◆ Dataset records
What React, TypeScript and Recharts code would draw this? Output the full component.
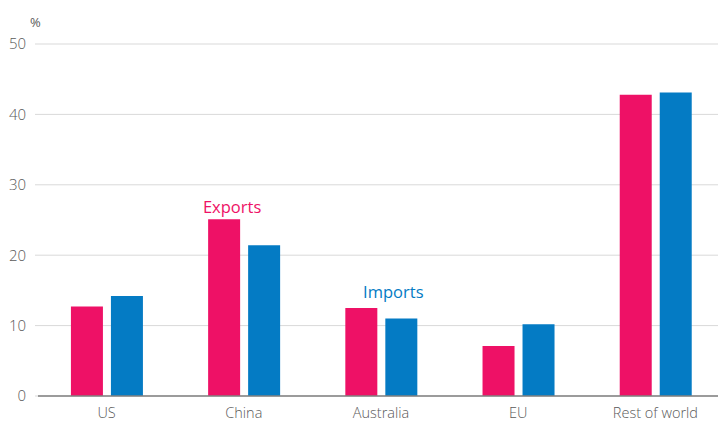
import { Bar, BarChart, CartesianGrid, XAxis, YAxis } from "recharts";

const categories = ["US", "China", "Australia", "EU", "Rest of world"];
const exportsPct = [12.7, 25.1, 12.5, 7.1, 42.8];
const importsPct = [14.2, 21.4, 11.0, 10.2, 43.1];
const yTicks = [0, 10, 20, 30, 40, 50];
const edgeTicks = [0, 1, 2, 3, 4, 5];

const PINK = "#ee1166";
const BLUE = "#047bc4";
const TEXT = "#5a5a5a";
const FONT = "'Open Sans', 'Noto Sans', sans-serif";

const data = categories.map((name, i) => ({
  name,
  exports: exportsPct[i],
  imports: importsPct[i],
}));

// series names sit next to one bar each, like the original annotation
const seriesLabel =
  (text: string, atIndex: number, color: string, dx: number, dy: number) =>
  (props: any) => {
    if (props.index !== atIndex) return null;
    const cx = Number(props.x) + Number(props.width) / 2 + dx;
    return (
      <text
        x={cx}
        y={Number(props.y) - dy}
        textAnchor="middle"
        fill={color}
        fontSize={16.5}
        fontFamily={FONT}
      >
        {text}
      </text>
    );
  };

export default function App() {
  return (
    <div
      style={{
        position: "fixed",
        left: 0,
        top: 0,
        width: 718,
        height: 421,
        overflow: "hidden",
        background: "#fff",
      }}
    >
      <div
        style={{
          position: "absolute",
          left: 30,
          top: 13,
          fontFamily: FONT,
          fontSize: 13,
          color: TEXT,
        }}
      >
        %
      </div>
      <BarChart
        width={740}
        height={421}
        data={data}
        margin={{ top: 44, right: 16, bottom: 0, left: 0 }}
        barCategoryGap="24%"
        barGap={8}
      >
        <CartesianGrid vertical={false} stroke="#d9d9d9" />
        <XAxis
          xAxisId="edges"
          type="number"
          domain={[0, 5]}
          ticks={edgeTicks}
          height={0}
          axisLine={false}
          tickLine={{ stroke: "#555" }}
          tickSize={4}
          tickFormatter={() => ""}
        />
        <XAxis
          dataKey="name"
          height={25}
          axisLine={{ stroke: "#808080", strokeWidth: 1.5 }}
          tickLine={false}
          tickMargin={6}
          tick={{ fill: TEXT, fontSize: 14.5, fontFamily: FONT, fontWeight: 300 }}
        />
        <YAxis
          width={38}
          domain={[0, 50]}
          ticks={yTicks}
          axisLine={false}
          tickLine={{ stroke: "#d9d9d9" }}
          tickSize={3}
          tickMargin={9}
          tick={{ fill: TEXT, fontSize: 15, fontFamily: FONT, fontWeight: 300 }}
        />
        <Bar
          dataKey="exports"
          fill={PINK}
          isAnimationActive={false}
          label={seriesLabel("Exports", 1, PINK, 8, 6)}
        />
        <Bar
          dataKey="imports"
          fill={BLUE}
          isAnimationActive={false}
          label={seriesLabel("Imports", 2, BLUE, -8, 21)}
        />
      </BarChart>
    </div>
  );
}
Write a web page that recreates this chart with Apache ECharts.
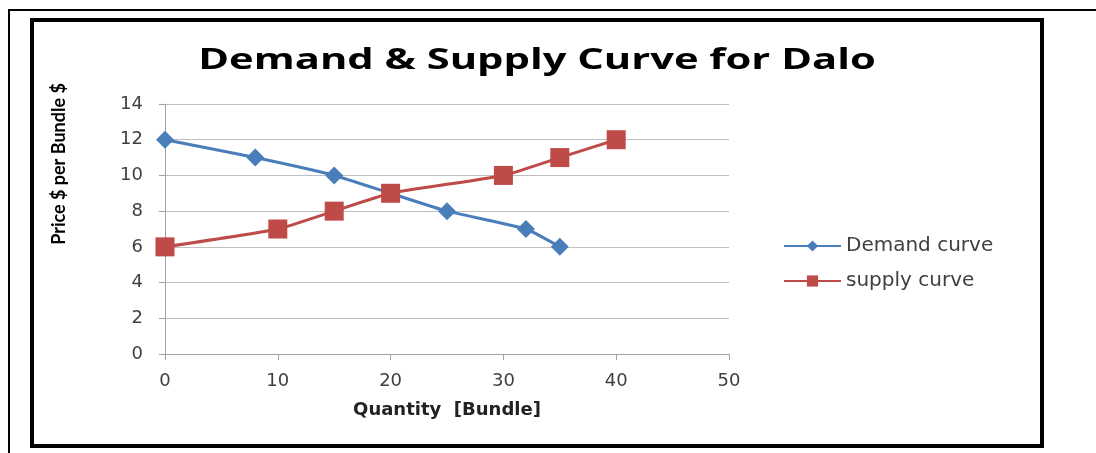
<!DOCTYPE html>
<html>
<head>
<meta charset="utf-8">
<style>
  html, body { margin: 0; padding: 0; background: #fff; }
  #chart { width: 1096px; height: 453px; }
</style>
<script src="https://cdn.jsdelivr.net/npm/echarts@6/dist/echarts.min.js"></script>
</head>
<body>
<div id="chart"></div>
<script>
// values
const demandQty = [0, 8, 15, 20, 25, 32, 35]
const demandPrice = [12, 11, 10, 9, 8, 7, 6]
const supplyQty = [0, 10, 15, 20, 30, 35, 40]
const supplyPrice = [6, 7, 8, 9, 10, 11, 12]

const chart = echarts.init(document.getElementById('chart'))

const pairs = (xs, ys) => xs.map((x, i) => [x, ys[i]])

chart.setOption({
  animation: false,
  backgroundColor: '#fff',
  /* frames round the chart, and the title (the source picture is stretched sideways) */
  graphic: [
    { type: 'line', shape: { x1: 8, y1: 10, x2: 1096, y2: 10 }, style: { stroke: '#000', lineWidth: 2 } },
    { type: 'line', shape: { x1: 9, y1: 10, x2: 9, y2: 453 }, style: { stroke: '#000', lineWidth: 2 } },
    { type: 'rect', shape: { x: 32, y: 20, width: 1010, height: 426 }, style: { fill: 'none', stroke: '#000', lineWidth: 4 } },
    {
      type: 'text',
      x: 537,
      y: 61,
      scaleX: 1.49,
      style: {
        text: 'Demand & Supply Curve for Dalo',
        font: 'bold 28px "Open Sans"',
        fill: '#000',
        textAlign: 'center',
        textVerticalAlign: 'middle'
      }
    }
  ],
  grid: { left: 165, right: 367, top: 104, bottom: 99 },
  legend: {
    orient: 'vertical',
    left: 783,
    top: 236,
    padding: 0,
    itemWidth: 57,
    itemHeight: 14,
    itemGap: 15,
    textStyle: { fontFamily: 'DejaVu Sans', fontSize: 20, color: '#404040' },
    data: ['Demand curve', 'supply curve']
  },
  xAxis: {
    type: 'value',
    min: 0,
    max: 50,
    interval: 10,
    name: 'Quantity  [Bundle]',
    nameLocation: 'middle',
    nameGap: 47,
    nameTextStyle: { fontFamily: 'DejaVu Sans', fontWeight: 'bold', fontSize: 18, color: '#222' },
    axisLine: { lineStyle: { color: '#a0a0a0' } },
    axisTick: { show: true, length: 6, lineStyle: { color: '#a0a0a0' } },
    axisLabel: { fontFamily: 'DejaVu Sans', fontSize: 18, color: '#404040', margin: 18 },
    splitLine: { show: false }
  },
  yAxis: {
    type: 'value',
    min: 0,
    max: 14,
    interval: 2,
    name: 'Price $ per Bundle $',
    nameLocation: 'middle',
    nameRotate: 90,
    nameGap: 97,
    nameTextStyle: { fontFamily: 'Lato', fontWeight: 'bold', fontSize: 18, color: '#000', padding: [0, 0, 0, 130] },
    axisLine: { show: true, lineStyle: { color: '#a0a0a0' } },
    axisTick: { show: true, length: 6, lineStyle: { color: '#a0a0a0' } },
    axisLabel: { fontFamily: 'DejaVu Sans', fontSize: 18, color: '#404040', margin: 22 },
    splitLine: { lineStyle: { color: '#bfbfbf' } }
  },
  series: [
    {
      name: 'Demand curve',
      type: 'line',
      data: pairs(demandQty, demandPrice),
      smooth: 0.15,
      symbol: 'diamond',
      symbolSize: 18,
      color: '#4a7ebb',
      lineStyle: { width: 3, color: '#4a7ebb' },
      itemStyle: { color: '#4a7ebb' }
    },
    {
      name: 'supply curve',
      type: 'line',
      data: pairs(supplyQty, supplyPrice),
      smooth: 0.15,
      symbol: 'rect',
      symbolSize: 19,
      color: '#be4b48',
      lineStyle: { width: 3, color: '#be4b48' },
      itemStyle: { color: '#be4b48' }
    }
  ]
})
</script>
</body>
</html>
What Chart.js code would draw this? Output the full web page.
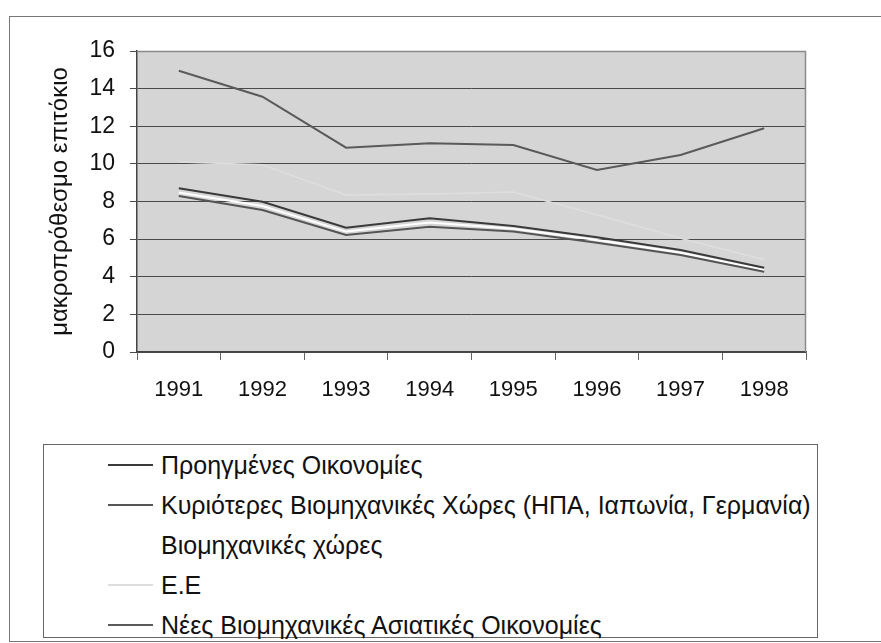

◆ What you are asked to do
Gather from the entries above all lines that include the string "draw".

◆ Output for this task
What React, TypeScript and Recharts code would draw this? Output the full component.
What Chart.js code would draw this? Output the full web page.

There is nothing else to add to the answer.